Me fui a vivir a casa de mi madre con el bebé, cuando el médico me aconsejó que necesitaba reposo después de la cesárea. Contemplaba a Ainara a todas horas. Mi madre cual profesora de lactancia me decía cómo darle el pecho a la niña y para enriquecer el gineceo, mi abuela se presentaba casi todas las tardes y bien por años o experiencia, se mostraba catedrática en alimentación de bebés. Me entretenían, pasaban los días, y yo me recuperaba. Observaba el cuerpo redondito de mi bebé y sus movimientos entrecortados, que todavía era un misterio para mí
Un día de mayo, me empecé a sentir mejor. Decidí subir a la terraza comunal. . Recordaba que había un balancín y la idea de columpiarme con Ainara con su cuerpo en mi pecho, me agradó. La vista desde la terraza no era espectacular, contemplé los tejados de las casas de los alrededores y me vino el olor de los aligustres que escoltaban la calle
Me senté en el balancín y lo moví delante, atrás, y cris, cris hacía el asiento oxidado. La brisa de mayo, el calor del cuerpo de mi hija, me envolvió en una somnolencia, hasta que escuché el sonido de unos cartones que se arrastraban por el suelo y que provenían de la casucha donde se guardaban las herramientas de la comunidad. Me puse en alerta. Me dirigí al lugar donde surgían los ruidos y la ví. Un pañuelo le cubría la cabeza y su cuerpo se quedaba escondido debajo de una gabardina. Su edad era de mochila e instituto. Estaba sentada en el suelo con la espalda apoyada en la pared y una criatura en sus brazos. Cuando vio mi asombro, dobló las rodillas, se quitó el bebé del pecho y comenzó a cerrarse el abrigo.
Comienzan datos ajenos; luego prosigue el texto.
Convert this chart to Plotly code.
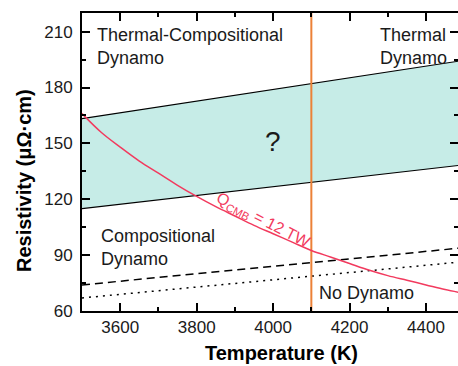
import plotly.graph_objects as go

# Boundary lines (straight, given by their end points)
line_temps = [3500, 4500]
upper_bound = [163.3, 194.6]
lower_bound = [115.0, 138.5]
dashed_line = [74.0, 94.0]
dotted_line = [67.0, 86.5]

# Q_CMB = 12 TW curve
q_temps = [3500, 3550, 3600, 3650, 3700, 3750, 3800, 3850, 3900, 3950, 4000,
           4050, 4100, 4150, 4200, 4250, 4300, 4350, 4400, 4450, 4500]
q_resist = [166, 156, 148, 140.5, 134, 127.5, 121.5, 116, 111, 106, 101.5,
            97, 92.5, 89, 85.5, 82, 79, 76.5, 74, 71.5, 69.5]

cmb_temp = 4100
x_range = [3500, 4483.7]
y_range = [60, 220]
x_ticks = [3600, 3800, 4000, 4200, 4400]
y_ticks = [60, 90, 120, 150, 180, 210]

W, H = 458, 366
L, R, T, B = 82, 0, 13, 55
pw, ph = W - L - R, H - T - B


def px(xp):
    return (xp - L) / pw


def py(yp):
    return (H - B - yp) / ph


fig = go.Figure()

fig.add_trace(go.Scatter(x=line_temps, y=lower_bound, mode="lines",
                         line=dict(color="black", width=1.2), showlegend=False))
fig.add_trace(go.Scatter(x=line_temps, y=upper_bound, mode="lines",
                         fill="tonexty", fillcolor="#C6ECE7",
                         line=dict(color="black", width=1.2), showlegend=False))
fig.add_trace(go.Scatter(x=line_temps, y=dashed_line, mode="lines",
                         line=dict(color="black", width=1.5, dash="8px,5px"),
                         showlegend=False))
fig.add_trace(go.Scatter(x=line_temps, y=dotted_line, mode="lines",
                         line=dict(color="black", width=1.5, dash="2px,5px"),
                         showlegend=False))
fig.add_trace(go.Scatter(x=[cmb_temp, cmb_temp], y=y_range, mode="lines",
                         line=dict(color="#EC8137", width=2), showlegend=False))
fig.add_trace(go.Scatter(x=q_temps, y=q_resist, mode="lines",
                         line=dict(color="#F23A5E", width=1.5, shape="spline"),
                         showlegend=False))
# right-hand mirror ticks without a spine
fig.add_trace(go.Scatter(x=[None], y=[None], yaxis="y2", showlegend=False))

font = "Liberation Sans, Arial, sans-serif"
ann = []


def text(t, x, y, size=18, color="#1a1a1a", anchor="left", angle=0):
    ann.append(dict(text=t, xref="paper", yref="paper", x=px(x), y=py(y),
                    xanchor=anchor, yanchor="middle", showarrow=False,
                    align="left", textangle=angle,
                    font=dict(family=font, size=size, color=color)))


text("Thermal-Compositional<br>Dynamo", 95, 46)
text("Thermal<br>Dynamo", 378, 46)
text("?", 273, 141, size=28, anchor="center")
text("Compositional<br>Dynamo", 99, 247)
text("No Dynamo", 317, 293)
text("Q<sub>CMB</sub> = 12 TW", 263, 220, size=16, color="#F23A5E",
     anchor="center", angle=27)
ann.append(dict(text="<b>Temperature (K)</b>", xref="paper", yref="paper",
                x=px(281), y=py(353), xanchor="center", yanchor="middle",
                showarrow=False, font=dict(family=font, size=20, color="black")))
ann.append(dict(text="<b>Resistivity (μΩ·cm)</b>", xref="paper", yref="paper",
                x=px(24), y=py(181), xanchor="center", yanchor="middle",
                showarrow=False, textangle=-90,
                font=dict(family=font, size=20, color="black")))

axis_common = dict(showgrid=False, zeroline=False, showline=True,
                   linecolor="black", linewidth=2, ticks="inside",
                   ticklen=8, tickwidth=1.5, tickcolor="black",
                   tickfont=dict(family=font, size=17, color="#1a1a1a"))

fig.update_layout(
    width=W, height=H,
    margin=dict(l=L, r=R, t=T, b=B),
    paper_bgcolor="white", plot_bgcolor="white",
    annotations=ann,
    xaxis=dict(range=x_range, tickvals=x_ticks, mirror="ticks",
               minor=dict(ticks="inside", ticklen=4, tickwidth=1.5,
                          tickcolor="black", dtick=100, tick0=3500),
               **axis_common),
    yaxis=dict(range=y_range, tickvals=y_ticks, ticklabelstandoff=4,
               minor=dict(ticks="inside", ticklen=4, tickwidth=1.5,
                          tickcolor="black", dtick=15, tick0=60),
               **axis_common),
    yaxis2=dict(range=y_range, overlaying="y", side="right", showline=False,
                showgrid=False, zeroline=False, showticklabels=False,
                ticks="inside", ticklen=8, tickwidth=1.5, tickcolor="black",
                tickvals=y_ticks,
                minor=dict(ticks="inside", ticklen=4, tickwidth=1.5,
                           tickcolor="black", dtick=15, tick0=60)),
)

fig.write_html("out.html")
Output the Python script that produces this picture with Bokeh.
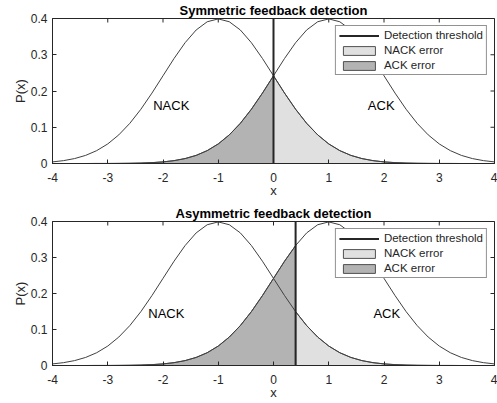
import math
from bokeh.plotting import figure
from bokeh.layouts import column
from bokeh.models import FixedTicker, Range1d, Label, Legend, LegendItem
from bokeh.embed import file_html
from bokeh.resources import INLINE

# ---------------- data ----------------
x_vals = [-4.0, -3.8, -3.6, -3.4, -3.2, -3.0, -2.8, -2.6, -2.4, -2.2,
          -2.0, -1.8, -1.6, -1.4, -1.2, -1.0, -0.8, -0.6, -0.4, -0.2,
          0.0, 0.2, 0.4, 0.6, 0.8, 1.0, 1.2, 1.4, 1.6, 1.8,
          2.0, 2.2, 2.4, 2.6, 2.8, 3.0, 3.2, 3.4, 3.6, 3.8, 4.0]

nack_pdf = [0.0044, 0.0079, 0.0136, 0.0224, 0.0355, 0.0540, 0.0790, 0.1109, 0.1497, 0.1942,
            0.2420, 0.2897, 0.3332, 0.3683, 0.3910, 0.3989, 0.3910, 0.3683, 0.3332, 0.2897,
            0.2420, 0.1942, 0.1497, 0.1109, 0.0790, 0.0540, 0.0355, 0.0224, 0.0136, 0.0079,
            0.0044, 0.0024, 0.0012, 0.0006, 0.0003, 0.0001, 0.0001, 0.0, 0.0, 0.0, 0.0]

ack_pdf = [0.0, 0.0, 0.0, 0.0, 0.0001, 0.0001, 0.0003, 0.0006, 0.0012, 0.0024,
           0.0044, 0.0079, 0.0136, 0.0224, 0.0355, 0.0540, 0.0790, 0.1109, 0.1497, 0.1942,
           0.2420, 0.2897, 0.3332, 0.3683, 0.3910, 0.3989, 0.3910, 0.3683, 0.3332, 0.2897,
           0.2420, 0.1942, 0.1497, 0.1109, 0.0790, 0.0540, 0.0355, 0.0224, 0.0136, 0.0079, 0.0044]

titles = ["Symmetric feedback detection", "Asymmetric feedback detection"]
thresholds = [0.0, 0.4]

nack_label_x = [-1.85, -1.94]
nack_label_y = [0.16, 0.145]
ack_label_x = [1.95, 2.05]
ack_label_y = [0.16, 0.145]

x_ticks = [-4, -3, -2, -1, 0, 1, 2, 3, 4]
x_tick_labels = ["-4", "-3", "-2", "-1", "0", "1", "2", "3", "4"]
y_ticks = [0, 0.1, 0.2, 0.3, 0.4]
y_tick_labels = ["0", "0.1", "0.2", "0.3", "0.4"]

legend_labels = ["Detection threshold", "NACK error", "ACK error"]

X_MIN, X_MAX = -4, 4
Y_MIN, Y_MAX = 0, 0.4

# ---------------- style ----------------
FONT = "Liberation Sans"
AX = "#262626"
CURVE = "#404040"
LIGHT = "#e0e0e0"
DARK = "#b3b3b3"
EDGE = "#505050"


def make_panel(i, height, border_top, border_bottom):
    p = figure(width=497, height=height,
               x_range=Range1d(X_MIN, X_MAX), y_range=Range1d(Y_MIN, Y_MAX),
               output_backend="svg", toolbar_location=None,
               min_border_left=52, min_border_right=3,
               min_border_top=border_top, min_border_bottom=border_bottom)
    p.grid.visible = False
    p.outline_line_color = AX
    p.outline_line_width = 1
    p.background_fill_color = "white"

    p.title.text = titles[i]
    p.title.align = "center"
    p.title.text_font = FONT
    p.title.text_font_size = "13px"
    p.title.text_font_style = "bold"
    p.title.text_color = "black"
    p.title.standoff = 1

    thr = thresholds[i]

    # shaded error areas
    lx = [x for x in x_vals if x >= thr]
    ly = [v for x, v in zip(x_vals, nack_pdf) if x >= thr]
    dx = [x for x in x_vals if x <= thr]
    dy = [v for x, v in zip(x_vals, ack_pdf) if x <= thr]
    light = p.patch([lx[0]] + lx + [lx[-1]], [0] + ly + [0],
                    fill_color=LIGHT, line_color=EDGE, line_width=1)
    dark = p.patch([dx[0]] + dx + [dx[-1]], [0] + dy + [0],
                   fill_color=DARK, line_color=EDGE, line_width=1)

    # pdf curves
    p.line(x_vals, nack_pdf, line_color=CURVE, line_width=1)
    p.line(x_vals, ack_pdf, line_color=CURVE, line_width=1)

    # threshold
    thr_r = p.segment(x0=[thr], y0=[Y_MIN], x1=[thr], y1=[Y_MAX],
                      line_color=AX, line_width=2)

    # mirrored inner ticks on top and right edges (clipped to the frame)
    p.scatter(x=x_ticks, y=[Y_MAX] * len(x_ticks), marker="dash", angle=math.pi / 2,
              size=8, line_color=AX, line_width=1)
    p.scatter(x=[X_MAX] * len(y_ticks), y=y_ticks, marker="dash",
              size=8, line_color=AX, line_width=1)

    # curve labels
    p.add_layout(Label(x=nack_label_x[i], y=nack_label_y[i], text="NACK",
                       text_align="center", text_baseline="middle",
                       text_font=FONT, text_font_size="13px", text_color="black"))
    p.add_layout(Label(x=ack_label_x[i], y=ack_label_y[i], text="ACK",
                       text_align="center", text_baseline="middle",
                       text_font=FONT, text_font_size="13px", text_color="black"))

    # axes
    for ax in (p.xaxis[0], p.yaxis[0]):
        ax.axis_line_color = AX
        ax.major_tick_line_color = AX
        ax.major_tick_in = 4
        ax.major_tick_out = 0
        ax.minor_tick_line_color = None
        ax.major_label_text_font = FONT
        ax.major_label_text_font_size = "12px"
        ax.major_label_text_color = AX
        ax.axis_label_text_font = FONT
        ax.axis_label_text_font_size = "13px"
        ax.axis_label_text_font_style = "normal"
        ax.axis_label_text_color = AX
    p.xaxis.ticker = FixedTicker(ticks=x_ticks)
    p.xaxis.major_label_overrides = dict(zip(x_ticks, x_tick_labels))
    p.xaxis.major_label_standoff = 9
    p.xaxis.axis_label = "x"
    p.xaxis.axis_label_standoff = -2
    p.yaxis.ticker = FixedTicker(ticks=y_ticks)
    p.yaxis.major_label_overrides = dict(zip(y_ticks, y_tick_labels))
    p.yaxis.major_label_standoff = 5
    p.yaxis.axis_label = "P(x)"
    p.yaxis.axis_label_standoff = 0

    legend = Legend(items=[LegendItem(label=legend_labels[0], renderers=[thr_r]),
                           LegendItem(label=legend_labels[1], renderers=[light]),
                           LegendItem(label=legend_labels[2], renderers=[dark])],
                    location="top_right")
    legend.border_line_color = AX
    legend.border_line_width = 1
    legend.background_fill_color = "white"
    legend.background_fill_alpha = 1
    legend.label_text_font = FONT
    legend.label_text_font_size = "11.5px"
    legend.label_text_color = AX
    legend.glyph_width = 40
    legend.glyph_height = 11
    legend.label_height = 11
    legend.spacing = 3
    legend.padding = 3
    legend.label_standoff = 5
    legend.margin = 7
    p.add_layout(legend)
    return p


p1 = make_panel(0, 200, 17, 37)
p2 = make_panel(1, 203, 21, 38)
layout = column(p1, p2, spacing=0)

open("out.html", "w").write(file_html(layout, INLINE))
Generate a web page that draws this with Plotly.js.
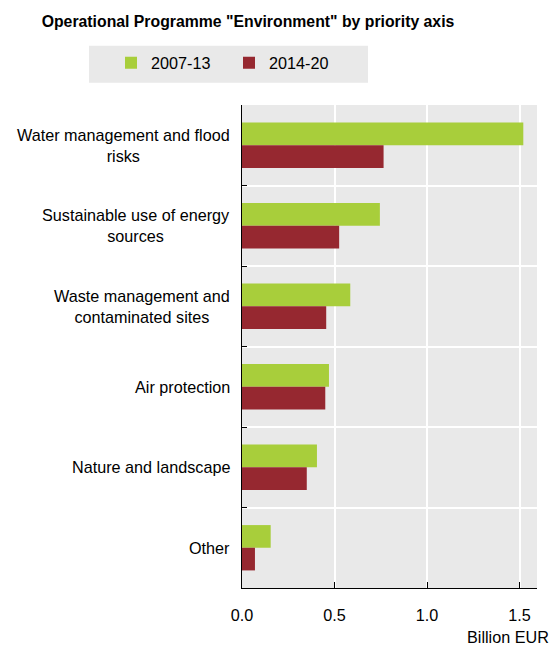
<!DOCTYPE html>
<html><head><meta charset="utf-8">
<script src="https://cdn.plot.ly/plotly-3.0.1.min.js"></script>
<style>html,body{margin:0;padding:0;background:#fff}</style>
</head><body>
<div id="chart" style="width:552px;height:645px"></div>
<script>
const categories = ["Water management and flood<br>risks", "Sustainable use of energy<br>sources", "Waste management and<br>contaminated sites", "Air protection", "Nature and landscape", "Other"];
const values2007_13 = [1.52, 0.745, 0.585, 0.47, 0.405, 0.155];
const values2014_20 = [0.765, 0.525, 0.455, 0.45, 0.35, 0.07];
const seriesNames = ["2007-13", "2014-20"];
const xTickVals = [0, 0.5, 1, 1.5];
const xTickText = ["0.0", "0.5", "1.0", "1.5"];
const chartTitle = 'Operational Programme "Environment" by priority axis';
const xUnit = "Billion EUR";

const FONT = '"Liberation Sans", Arial, sans-serif';
const FS = 16.2;
const GREEN = '#a8ce3b';
const RED = '#962830';

const traces = [
  {type:'bar', orientation:'h', name:seriesNames[0], y:categories, x:values2007_13,
   marker:{color:GREEN, line:{width:0}}, hoverinfo:'skip'},
  {type:'bar', orientation:'h', name:seriesNames[1], y:categories, x:values2014_20,
   marker:{color:RED, line:{width:0}}, hoverinfo:'skip'}
];

const L = 242, R = 15, T = 105, B = 57, W = 552, H = 645;
const pw = W - L - R, ph = H - T - B;
const px2x = px => (px - L) / pw;
const py2y = py => (H - B - py) / ph;

const annotations = categories.map(c => ({
  xref:'paper', x:0, xanchor:'right', xshift:-10,
  yref:'y', y:c, yanchor:'middle',
  text:c, align:'center', showarrow:false,
  font:{family:FONT, size:FS, color:'#000'}
}));
annotations.push({
  xref:'paper', x:px2x(551), xanchor:'right',
  yref:'paper', y:py2y(637), yanchor:'middle',
  text:xUnit, showarrow:false, font:{family:FONT, size:FS, color:'#000'}
});

const layout = {
  width:W, height:H,
  margin:{l:L, r:R, t:T, b:B, pad:0},
  paper_bgcolor:'#ffffff', plot_bgcolor:'#e9e9e9',
  barmode:'group', bargap:0.437, bargroupgap:0,
  font:{family:FONT, size:FS, color:'#000'},
  title:{text:'<b>' + chartTitle + '</b>', font:{family:FONT, size:15.8, color:'#000'},
         xref:'container', x:248/W, xanchor:'center',
         yref:'container', y:1 - 21.5/H, yanchor:'middle'},
  xaxis:{range:[0, 1.594], tickmode:'array', tickvals:xTickVals, ticktext:xTickText,
         ticks:'inside', ticklen:6, tickcolor:'#000', tickwidth:1,
         showline:true, linecolor:'#000', linewidth:1,
         showgrid:true, gridcolor:'#ffffff', gridwidth:2, zeroline:false,
         ticklabelstandoff:13,
         tickfont:{family:FONT, size:FS, color:'#000'}, fixedrange:true},
  yaxis:{type:'category', autorange:'reversed', tickson:'boundaries',
         ticks:'inside', ticklen:5, tickcolor:'#000', tickwidth:1,
         showline:true, linecolor:'#000', linewidth:1,
         showgrid:true, gridcolor:'#ffffff', gridwidth:2,
         showticklabels:false, fixedrange:true},
  legend:{orientation:'h', xref:'container', x:111/W, xanchor:'left',
          yref:'container', y:1 - 63.3/H, yanchor:'middle',
          bgcolor:'rgba(0,0,0,0)', font:{family:FONT, size:FS, color:'#000'},
          entrywidth:73, entrywidthmode:'pixels', itemclick:false, itemdoubleclick:false},
  shapes:[{type:'rect', xref:'paper', yref:'paper',
           x0:px2x(89), x1:px2x(368), y0:py2y(82.7), y1:py2y(45.7),
           fillcolor:'#e9e9e9', line:{width:0}, layer:'below'}],
  annotations:annotations
};

Plotly.newPlot('chart', traces, layout, {displayModeBar:false, staticPlot:true});
</script>
</body></html>
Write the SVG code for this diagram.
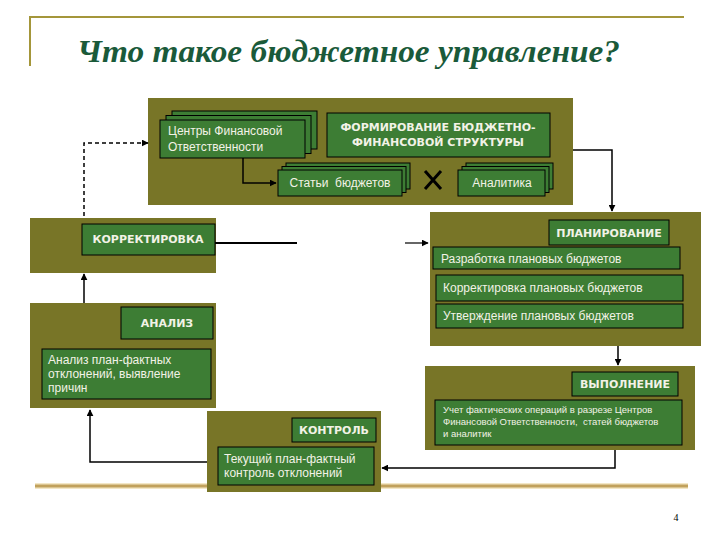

Me acerqué. Balbucía unas palabras incoherentes «No mala, no mala, es hija, un año Madrid». Sus ojos eran un mar de desesperación. Nos miramos, cada una con nuestro bebé. Su miedo chocaba con mi sorpresa. Su hija, a la que se le escapaba una hebra de leche, lloraba, buscando el pecho de su madre. La mía ignorante de todo lo que ocurría a su alrededor, dormía. Casi sin saber lo que hacía, le dije «¿Tienes hambre?» Asintió con la cabeza. «Espérame».
Dejé a Ainara en la cuna. Cogí dos bolsas: en una metí todo lo necesario para la limpieza de ella y el bebe y en otra comida, por suerte, el frigorífico de mi madre estaba bien surtido. Volví a la terraza y se las dejé a sus pies. Cogió al bebé que olía a orines. Le quitó los trozos de tela que le cubrían, le limpio los muslos, sopló el cuerpecito de su hija cuando le ponía la crema y la vistió con un pijama de Ainara. El bebé sonreía a su madre que le hablaba en una lengua llena de jotas. Cuando acabó el aseo me miró y apoyó su cabeza en mi hombro.
Con ese pequeño abandono supe que llevaba a sus espadas: bombardeos, huidas, pero que se mantendría firme como una roca para su hija.
Al cuarto día de subir y bajar de la terraza, se presentó la vecina de al lado. Me contó que oía ruidos en la azotea, como gemidos de un gato, y de cosas que se arrastraban por el suelo. Sospechaba de mí por mis subidas y bajadas a la terraza. Ante su interrogatorio le contesté que no había visto nada. Aquel día tuve más cuidado cuando llevé la comida a Anbar, que así entendí que se llamaba.
Al día siguiente, al volver de poner la vacuna a Ainara, noté un revuelo en el portal. «¿No sabes nada? Pues, estabas todo el día en la terraza» me dijo Elvira. La noche anterior, la hija de Anbar buscando la leche de su madre encontraba un pecho extenuado y el bebé se encontraba irritado y decaído. Sus lloros despertaron a Elvira que subió a la terraza, y al encontrarlas llamó a la policía. Para cuando ésta vino, las dos habían desaparecido.
La imagen de Anbar y su hija es como una sombra dolorosa, pero quiero pensar que han alcanzado otras terrazas donde existan personas que no temen a madres lactantes con hiyab.